Not everyone finds marital bliss from monthly audits. Couples who keep their money separate tend to be less happy in their relationships than those who merge their finances, several studies over the past five years suggest. Joint accounts help partners feel they have shared financial goals, researchers found, while not knowing how a spouse spends money can cause distrust and insecurity.

Those committed to maintaining their financial freedom say they can overcome those risks through transparency, communication and the use of spreadsheets and apps.

On expense-splitting platform Splitwise, the default setting is to split every bill in half, and 97% of couples stick with that.

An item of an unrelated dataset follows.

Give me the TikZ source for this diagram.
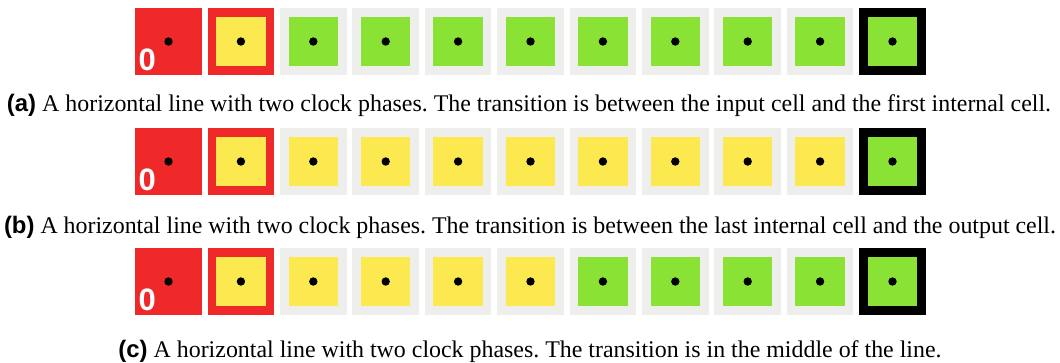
\documentclass[tikz,border=0pt]{standalone}
\usepackage{fontspec}
\setmainfont{Liberation Serif}
\setsansfont{Liberation Sans}
\definecolor{cellred}{HTML}{EF2929}
\definecolor{cellyellow}{HTML}{FCE94F}
\definecolor{cellgreen}{HTML}{8AE234}
\definecolor{cellgray}{HTML}{EEEEEC}
\frenchspacing
% one line of cells: input cell, first internal cell, eight internal cells, output cell
\newcommand{\cellline}[3]{%
  % #1 row name, #2 centre height, #3 core colours of cells 3..10
  \node[cellbox, fill=cellred] (#1-1) at (168.5,#2) {};
  \node[dot] (#1-1-dot) at (#1-1) {};
  \node[zero] (#1-zero) at (138.5,#2+29.5) {0};
  \node[cellbox, fill=cellred] (#1-2) at (240.9,#2) {};
  \node[core, fill=cellyellow] (#1-2-core) at (#1-2) {};
  \node[dot] (#1-2-dot) at (#1-2) {};
  \foreach \c [count=\i from 3] in {#3} {
    \node[cellbox, fill=cellgray] (#1-\i) at ({168.5+(\i-1)*72.4},#2) {};
    \node[core, fill=\c] (#1-\i-core) at (#1-\i) {};
    \node[dot] (#1-\i-dot) at (#1-\i) {};
  }
  \node[cellbox, fill=black] (#1-11) at (892.5,#2) {};
  \node[core, fill=cellgreen] (#1-11-core) at (#1-11) {};
  \node[dot] (#1-11-dot) at (#1-11) {};
}
\begin{document}
\begin{tikzpicture}[x=1pt,y=-1pt,
  cellbox/.style={rectangle, draw=none, minimum size=66.5pt, inner sep=0pt, outer sep=0pt},
  core/.style={rectangle, draw=none, minimum size=49.5pt, inner sep=0pt, outer sep=0pt},
  dot/.style={circle, fill=black, minimum size=8.4pt, inner sep=0pt},
  zero/.style={anchor=base west, inner sep=0pt, text=white,
    font=\sffamily\bfseries\fontsize{31}{31}\selectfont},
  caption/.style={anchor=base, inner sep=0pt, font=\fontsize{23.9}{29}\selectfont}]
\useasboundingbox (0,0) rectangle (1060,363);

\cellline{a}{41.5}{cellgreen,cellgreen,cellgreen,cellgreen,cellgreen,cellgreen,cellgreen,cellgreen}
\node[caption] (capa) at (529,111.7) {\textsf{\bfseries (a)} A horizontal line with two clock phases. The transition is between the input cell and the first internal cell.};

\cellline{b}{161.5}{cellyellow,cellyellow,cellyellow,cellyellow,cellyellow,cellyellow,cellyellow,cellyellow}
\node[caption] (capb) at (530,233.3) {\textsf{\bfseries (b)} A horizontal line with two clock phases. The transition is between the last internal cell and the output cell.};

\cellline{c}{281.5}{cellyellow,cellyellow,cellyellow,cellyellow,cellgreen,cellgreen,cellgreen,cellgreen}
\node[caption] (capc) at (530,357.5) {\textsf{\bfseries (c)} A horizontal line with two clock phases. The transition is in the middle of the line.};
\end{tikzpicture}
\end{document}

The number of couples using a 60-40 split, the most popular alternative, doubled since last year.

Track changes

Most people don’t make the same amount as their partner, so splitting bills with a ratio that reflects their different incomes is a better choice than straight down the middle, said Rachel Lawrence, who leads advice and planning at the budgeting app Monarch.

Donald Bruce Ross III, a 36-year-old associate professor who directs the family financial counseling program at the University of Kentucky, evaluates how to divide the bills at least twice a year with his fiancée, a bookkeeper.

Last year, he contributed 53.3% to their shared costs, while she covered 46.7%. When his 32-year-old fiancée received a raise and he didn’t, their split shifted to 60%-40%.

Large costs require discussion of whether they are personal expenses or shared ones that both should contribute to, he said.

“She’s not paying for my bourbon budget," Ross said. “But if it’s a family expense, or there’s a family need, it becomes more nuanced."

They share the cost of tuition for her master’s degree, since it benefits the family, he said. They’re still discussing how to handle her upcoming car purchase.

Women in the workforce

Financial planners say female clients are often pushing for a conversation about contributions to the family budget. Part of that reflects the broader changes in the workforce and pay.

Women are marrying later in life and entering relationships having managed their own money, according to Bank of America research. While men still earn more, in 29% of opposite-sex marriages, husbands and wives now earn roughly the same amount, up from 11% in 1972, according to a 2023 survey of more than 5,000 U.S. adults from Pew Research Center.

In 2023, 55% of people who downloaded Honeydue, a bill-management app for couples, were women, according to founder Eugene Park. Women entered new expenses to divide with their partner 12% more often than men did and used the app to start conversations about finances 8% more often.

Orellana, the engineer who relies on Excel for budgeting, said seeing her mother’s financial difficulties after her parents’ divorce shaped her desire for control over her own finances.

“My mom got lucky my dad kept paying all the bills until I moved out of the house," Orellana said. “It taught me to be independent."

Accounting for happiness

Merging accounts helps partners feel like they have shared financial goals and encourages teamwork, academics have said, while not knowing how a spouse spends money can make people feel less secure.

Still, keeping finances separate can provide autonomy, let spouses share responsibility for managing money and leave room for both to gain financial knowledge, said Hristina Nikolova, associate professor at Northeastern University, who studies relationship finances. She said transparency is the key: Don’t use a personal account to hide what you’re spending.

When Trell Hill, 45, and his wife, Tiffany Hill, 48, got married in 2008, she made $20,000 a year more than him as a physical therapist. They kept their accounts separate as they settled into being newlyweds. She also wanted to maintain her financial independence after growing up in a single-parent household.

A year in, he convinced her to pool their money.

“I never want to have conversations about who paid for groceries," said the cybersecurity auditor from Arlington, Texas, who now earns more than his wife. “I don’t live in half the house, so why think about splitting it half and half?"